Sair de casa para comprar pão, levar os filhos na escola e trabalhar se tornou uma tarefa nada fácil para os cerca de 70 mil moradores de uma das maiores favelas da América Latina. Desde setembro de 2017, a Rocinha vive um clima de tensão que começou com uma guerra entre duas facções e se mantém durante a intervenção federal militar que foi instalada no estado do Rio de Janeiro.
Na última segunda-feira (14), o conflito entre policiais e criminosos fez mais duas vítimas, uma delas fatal. Francisco Nunes de França, de 75 anos, era ciclista e comerciante local. De acordo com informações dos moradores, França tentou se proteger atrás de um muro durante uma troca de tiros que ocorreu na localidade conhecida como Valão, quando foi atingido e morreu.
Maria Luiza de Lima tem 22 anos e trabalha com arte urbana pela cidade do Rio. A jovem mora na Rocinha desde a pré-adolescência e relata que a situação da comunidade nunca esteve tão violenta. Segundo ela, não há paz, a preocupação é constante mesmo estando dentro de casa. A moradora conta que na semana passada, durante um confronto que matou um policial militar e deixou 3 feridos, ela foi impossibilitada de voltar para casa.
“Eu estava saindo de casa no início da noite, quando no meio dos becos começou o tiroteio e eu comecei a correr. Liguei para casa e minha irmã falou para eu não voltar, porque estava tenso com tiroteio. Nesse dia eu fiquei impedida de vir para casa, porque estava sem luz e havia os boatos de guerra, que poderia ocorrer outro confronto. Evitei ir para casa e fiquei na praia com o pessoal que trabalha com arte na rua e dormi na casa de um amigo. Só retornei no dia seguinte quando estava claro”, conta a moradora.
A rotina de pavor enfrentada por quem mora na Rocinha e não sabe mais o que fazer para driblar a violência, tem deixado muitas pessoas com sérios transtornos psicológicos, síndrome do pânico e depressão. As pessoas que têm uma condição mais favorável estão saindo da comunidade, porém, a grande maioria não tem outra alternativa, a não ser contar com a sorte.
A moradora que prefere ser chamada apenas por Shirley, vive na comunidade há 5 anos. Ela conta que é muito difícil não poder andar pela favela, sair de casa e não saber se será possível voltar. Ela destaca que a intervenção federal militar não tem contribuído para melhorar a situação, pelo contrário.
“Na Rocinha, nós não queremos ser apenas número estatístico, queremos ações efetivas dentro da favela. A Rocinha quer intervenção em educação, saúde, cultura e em políticas públicas para que a gente possa viver melhor, queremos apenas o direito de ter paz”, afirma.

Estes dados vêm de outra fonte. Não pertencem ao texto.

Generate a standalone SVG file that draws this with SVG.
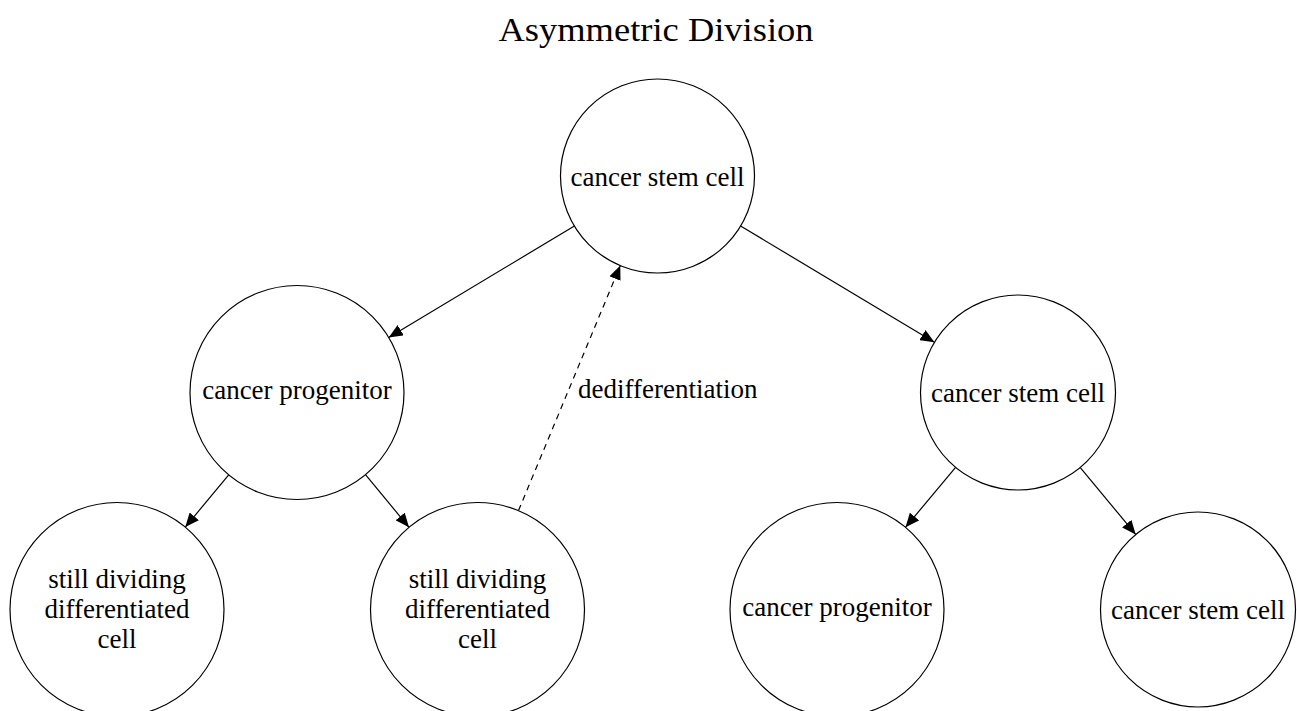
<svg xmlns="http://www.w3.org/2000/svg" width="1297" height="711" viewBox="0 0 1297 711" font-family="'Liberation Serif', serif">
<style>
.node circle{fill:#fff;stroke:#000;stroke-width:1.2}
.lbl{font-family:"Liberation Serif",serif;font-size:27px;text-anchor:middle;fill:#000}
.title{font-family:"Liberation Serif",serif;font-size:34px;text-anchor:middle;fill:#000}
.edge{stroke:#000;stroke-width:1.2;fill:none;marker-end:url(#arr)}
.dash{stroke-dasharray:6 5}
</style>
<defs>
<marker id="arr" markerUnits="userSpaceOnUse" markerWidth="15" markerHeight="12" refX="14" refY="6" orient="auto">
<path d="M0,0 L14,6 L0,12 Z" fill="#000"/>
</marker>
</defs>
<rect width="1297" height="711" fill="#fff"/>
<text class="title" x="656" y="41" textLength="315" lengthAdjust="spacingAndGlyphs">Asymmetric Division</text>
<g id="connectors">
<line class="edge" x1="574.4" y1="226" x2="388.7" y2="337.4"/>
<line class="edge" x1="740.6" y1="226" x2="934.4" y2="342.3"/>
<line class="edge" x1="228.7" y1="474.9" x2="185.3" y2="527.1"/>
<line class="edge" x1="365.5" y1="474.7" x2="409" y2="527.3"/>
<line class="edge" x1="955.6" y1="467.4" x2="905.5" y2="527.3"/>
<line class="edge" x1="1080.3" y1="467.6" x2="1135.7" y2="534.4"/>
<line class="edge dash" x1="518.5" y1="510.6" x2="620.3" y2="265.6"/>
<text class="lbl" x="578" y="398" style="text-anchor:start">dedifferentiation</text>
</g>
<g id="n_top" class="node">
<circle cx="657.5" cy="176" r="97"/>
<text class="lbl" x="657.5" y="185.5">cancer stem cell</text>
</g>
<g id="n_midleft" class="node">
<circle cx="297" cy="392.5" r="107"/>
<text class="lbl" x="297" y="399.3">cancer progenitor</text>
</g>
<g id="n_midright" class="node">
<circle cx="1018" cy="392.5" r="97.5"/>
<text class="lbl" x="1018" y="401.7">cancer stem cell</text>
</g>
<g id="n_b1" class="node">
<circle cx="117" cy="609.5" r="107"/>
<text class="lbl" x="117" y="588">still dividing</text>
<text class="lbl" x="117" y="618">differentiated</text>
<text class="lbl" x="117" y="648">cell</text>
</g>
<g id="n_b2" class="node">
<circle cx="477.5" cy="609.5" r="107"/>
<text class="lbl" x="477.5" y="588">still dividing</text>
<text class="lbl" x="477.5" y="618">differentiated</text>
<text class="lbl" x="477.5" y="648">cell</text>
</g>
<g id="n_b3" class="node">
<circle cx="837" cy="609.5" r="107"/>
<text class="lbl" x="837" y="615.5">cancer progenitor</text>
</g>
<g id="n_b4" class="node">
<circle cx="1198" cy="609.5" r="97.5"/>
<text class="lbl" x="1198" y="618.5">cancer stem cell</text>
</g>
</svg>
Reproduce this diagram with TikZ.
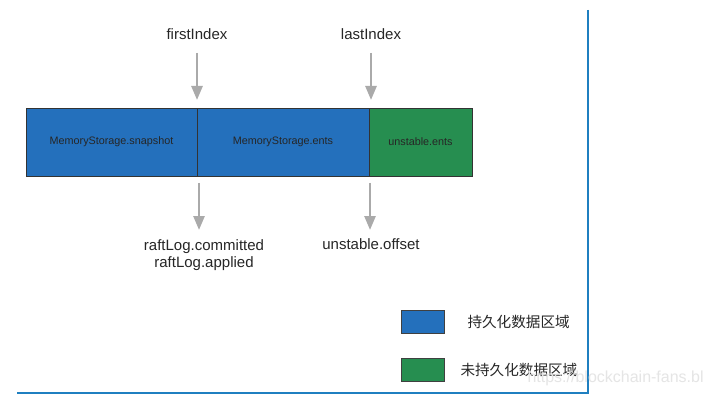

A Comissão Popular da Verdade, que foi lançada no mês de abril e tem como objetivo acompanhar de perto as violações aos direitos humanos cometidas durante a intervenção federal militar no Rio de Janeiro, também está registrando os casos da favela da Rocinha. O grupo está tentando agendar um encontro com o interventor, o general Walter Souza Braga Netto, para relatar sobre a situação da favela que tem se agravado nos últimos 8 meses e encontrar soluções para melhorar a vida dos moradores.